SUPPLIED MATERIAL.
•••
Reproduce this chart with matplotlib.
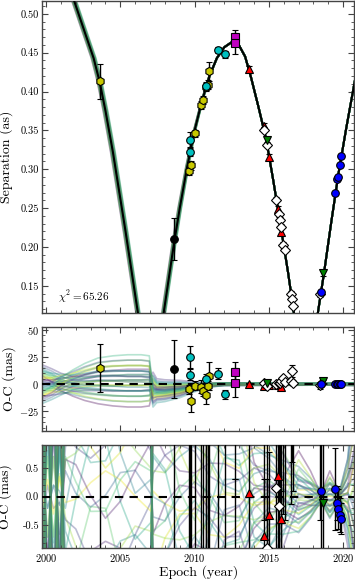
•••
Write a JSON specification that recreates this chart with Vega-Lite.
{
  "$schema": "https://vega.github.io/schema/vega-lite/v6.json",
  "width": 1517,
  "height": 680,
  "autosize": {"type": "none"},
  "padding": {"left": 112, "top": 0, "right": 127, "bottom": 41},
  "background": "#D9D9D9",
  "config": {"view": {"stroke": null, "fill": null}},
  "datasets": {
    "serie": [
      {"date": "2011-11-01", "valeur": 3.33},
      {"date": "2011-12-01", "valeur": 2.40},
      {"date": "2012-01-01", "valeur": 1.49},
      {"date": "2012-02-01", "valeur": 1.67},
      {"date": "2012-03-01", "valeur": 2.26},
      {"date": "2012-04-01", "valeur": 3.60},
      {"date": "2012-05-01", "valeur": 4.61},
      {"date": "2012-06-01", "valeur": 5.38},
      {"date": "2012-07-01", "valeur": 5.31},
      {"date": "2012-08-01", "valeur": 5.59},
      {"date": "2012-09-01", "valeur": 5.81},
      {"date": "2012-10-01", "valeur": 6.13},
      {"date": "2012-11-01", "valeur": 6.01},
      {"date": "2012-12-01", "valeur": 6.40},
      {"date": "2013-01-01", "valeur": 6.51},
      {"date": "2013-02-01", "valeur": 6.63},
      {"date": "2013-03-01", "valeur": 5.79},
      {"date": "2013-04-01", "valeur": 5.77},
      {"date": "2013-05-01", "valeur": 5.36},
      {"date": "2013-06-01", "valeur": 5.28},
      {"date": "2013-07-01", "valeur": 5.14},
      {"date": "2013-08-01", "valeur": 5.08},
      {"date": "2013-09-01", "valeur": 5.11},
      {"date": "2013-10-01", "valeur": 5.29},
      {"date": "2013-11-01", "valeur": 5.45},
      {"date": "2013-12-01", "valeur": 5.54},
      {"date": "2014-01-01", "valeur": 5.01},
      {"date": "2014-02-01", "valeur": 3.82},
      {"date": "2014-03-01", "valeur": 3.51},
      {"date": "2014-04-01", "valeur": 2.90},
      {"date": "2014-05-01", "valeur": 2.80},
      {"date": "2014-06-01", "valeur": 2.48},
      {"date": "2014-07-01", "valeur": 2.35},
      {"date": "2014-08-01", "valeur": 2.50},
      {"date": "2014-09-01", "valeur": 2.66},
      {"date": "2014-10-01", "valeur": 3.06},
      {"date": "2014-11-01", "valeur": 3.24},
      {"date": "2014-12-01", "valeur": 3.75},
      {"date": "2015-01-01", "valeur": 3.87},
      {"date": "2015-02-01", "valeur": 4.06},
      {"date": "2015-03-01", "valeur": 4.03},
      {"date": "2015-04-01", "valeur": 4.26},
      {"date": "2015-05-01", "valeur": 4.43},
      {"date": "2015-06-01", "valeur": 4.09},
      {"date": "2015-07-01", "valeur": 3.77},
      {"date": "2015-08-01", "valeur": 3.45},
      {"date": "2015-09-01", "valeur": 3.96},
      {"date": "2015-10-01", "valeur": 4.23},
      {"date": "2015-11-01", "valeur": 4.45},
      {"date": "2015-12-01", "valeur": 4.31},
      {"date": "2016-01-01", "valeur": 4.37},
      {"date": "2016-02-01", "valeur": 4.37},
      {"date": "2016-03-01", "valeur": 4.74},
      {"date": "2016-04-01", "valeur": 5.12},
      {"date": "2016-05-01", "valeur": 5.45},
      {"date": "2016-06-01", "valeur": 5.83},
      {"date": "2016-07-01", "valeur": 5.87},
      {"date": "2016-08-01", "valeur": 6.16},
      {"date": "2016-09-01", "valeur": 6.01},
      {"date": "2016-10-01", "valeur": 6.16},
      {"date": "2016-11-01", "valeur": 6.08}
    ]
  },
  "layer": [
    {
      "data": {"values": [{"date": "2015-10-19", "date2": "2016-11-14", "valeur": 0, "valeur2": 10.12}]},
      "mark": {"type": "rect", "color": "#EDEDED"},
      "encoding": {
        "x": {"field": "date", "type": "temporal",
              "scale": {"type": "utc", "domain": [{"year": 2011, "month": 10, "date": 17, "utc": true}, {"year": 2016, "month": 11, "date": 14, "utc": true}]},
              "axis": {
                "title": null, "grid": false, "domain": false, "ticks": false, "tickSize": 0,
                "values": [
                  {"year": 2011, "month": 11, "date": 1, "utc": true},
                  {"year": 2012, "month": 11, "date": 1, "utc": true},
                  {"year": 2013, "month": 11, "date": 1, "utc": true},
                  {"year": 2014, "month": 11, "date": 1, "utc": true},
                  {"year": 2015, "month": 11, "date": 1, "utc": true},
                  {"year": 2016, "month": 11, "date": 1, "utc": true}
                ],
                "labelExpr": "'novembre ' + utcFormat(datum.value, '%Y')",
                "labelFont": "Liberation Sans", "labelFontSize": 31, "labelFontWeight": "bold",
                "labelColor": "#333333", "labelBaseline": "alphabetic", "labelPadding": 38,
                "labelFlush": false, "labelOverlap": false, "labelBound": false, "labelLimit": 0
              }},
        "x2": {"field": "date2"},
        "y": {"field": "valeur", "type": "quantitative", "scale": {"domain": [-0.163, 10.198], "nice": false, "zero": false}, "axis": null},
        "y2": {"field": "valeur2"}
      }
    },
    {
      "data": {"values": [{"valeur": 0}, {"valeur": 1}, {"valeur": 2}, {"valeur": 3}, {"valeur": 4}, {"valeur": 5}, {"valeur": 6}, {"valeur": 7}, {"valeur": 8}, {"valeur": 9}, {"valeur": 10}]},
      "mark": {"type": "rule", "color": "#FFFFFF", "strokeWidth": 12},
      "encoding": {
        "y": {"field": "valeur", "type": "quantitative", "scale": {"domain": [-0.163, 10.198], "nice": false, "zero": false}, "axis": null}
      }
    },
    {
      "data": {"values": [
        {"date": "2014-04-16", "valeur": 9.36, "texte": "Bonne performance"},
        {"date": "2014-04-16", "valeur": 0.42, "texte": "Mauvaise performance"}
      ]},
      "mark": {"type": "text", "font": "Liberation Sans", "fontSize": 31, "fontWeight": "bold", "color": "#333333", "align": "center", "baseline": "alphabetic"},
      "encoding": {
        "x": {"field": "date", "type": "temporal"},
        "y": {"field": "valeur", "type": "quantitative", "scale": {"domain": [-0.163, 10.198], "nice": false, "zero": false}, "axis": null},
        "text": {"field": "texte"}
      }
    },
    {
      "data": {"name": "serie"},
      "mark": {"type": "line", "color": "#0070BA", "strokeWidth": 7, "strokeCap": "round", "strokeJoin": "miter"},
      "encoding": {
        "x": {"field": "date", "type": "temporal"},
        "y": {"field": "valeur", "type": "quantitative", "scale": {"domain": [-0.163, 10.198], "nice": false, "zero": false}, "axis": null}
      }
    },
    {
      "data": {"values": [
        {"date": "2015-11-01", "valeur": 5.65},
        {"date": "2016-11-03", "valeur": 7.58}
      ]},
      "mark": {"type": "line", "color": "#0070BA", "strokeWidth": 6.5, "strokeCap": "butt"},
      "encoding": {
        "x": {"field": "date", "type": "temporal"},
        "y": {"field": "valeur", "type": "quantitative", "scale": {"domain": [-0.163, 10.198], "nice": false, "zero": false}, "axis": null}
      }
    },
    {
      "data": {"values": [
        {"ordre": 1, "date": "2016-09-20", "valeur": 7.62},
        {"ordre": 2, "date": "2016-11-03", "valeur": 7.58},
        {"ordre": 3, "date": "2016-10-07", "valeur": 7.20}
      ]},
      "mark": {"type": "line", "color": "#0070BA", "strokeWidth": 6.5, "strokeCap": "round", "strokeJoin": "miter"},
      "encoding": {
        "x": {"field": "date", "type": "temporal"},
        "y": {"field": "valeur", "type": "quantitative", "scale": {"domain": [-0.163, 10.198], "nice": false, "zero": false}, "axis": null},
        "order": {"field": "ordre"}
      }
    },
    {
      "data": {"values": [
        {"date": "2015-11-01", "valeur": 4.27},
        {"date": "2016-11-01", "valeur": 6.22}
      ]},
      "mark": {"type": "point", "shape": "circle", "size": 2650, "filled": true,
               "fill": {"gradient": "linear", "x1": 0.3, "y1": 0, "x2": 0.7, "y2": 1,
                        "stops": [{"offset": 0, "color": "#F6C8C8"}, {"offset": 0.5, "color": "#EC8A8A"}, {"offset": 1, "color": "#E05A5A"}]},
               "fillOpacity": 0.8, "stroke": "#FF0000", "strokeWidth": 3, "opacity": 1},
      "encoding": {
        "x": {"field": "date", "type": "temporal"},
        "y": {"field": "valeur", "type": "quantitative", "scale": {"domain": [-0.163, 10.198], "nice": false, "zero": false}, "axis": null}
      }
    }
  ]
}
•••
DO THIS. Pick out each line containing "with" and report it.

RIGHT ANSWER.
Reproduce this chart with matplotlib.
Write a JSON specification that recreates this chart with Vega-Lite.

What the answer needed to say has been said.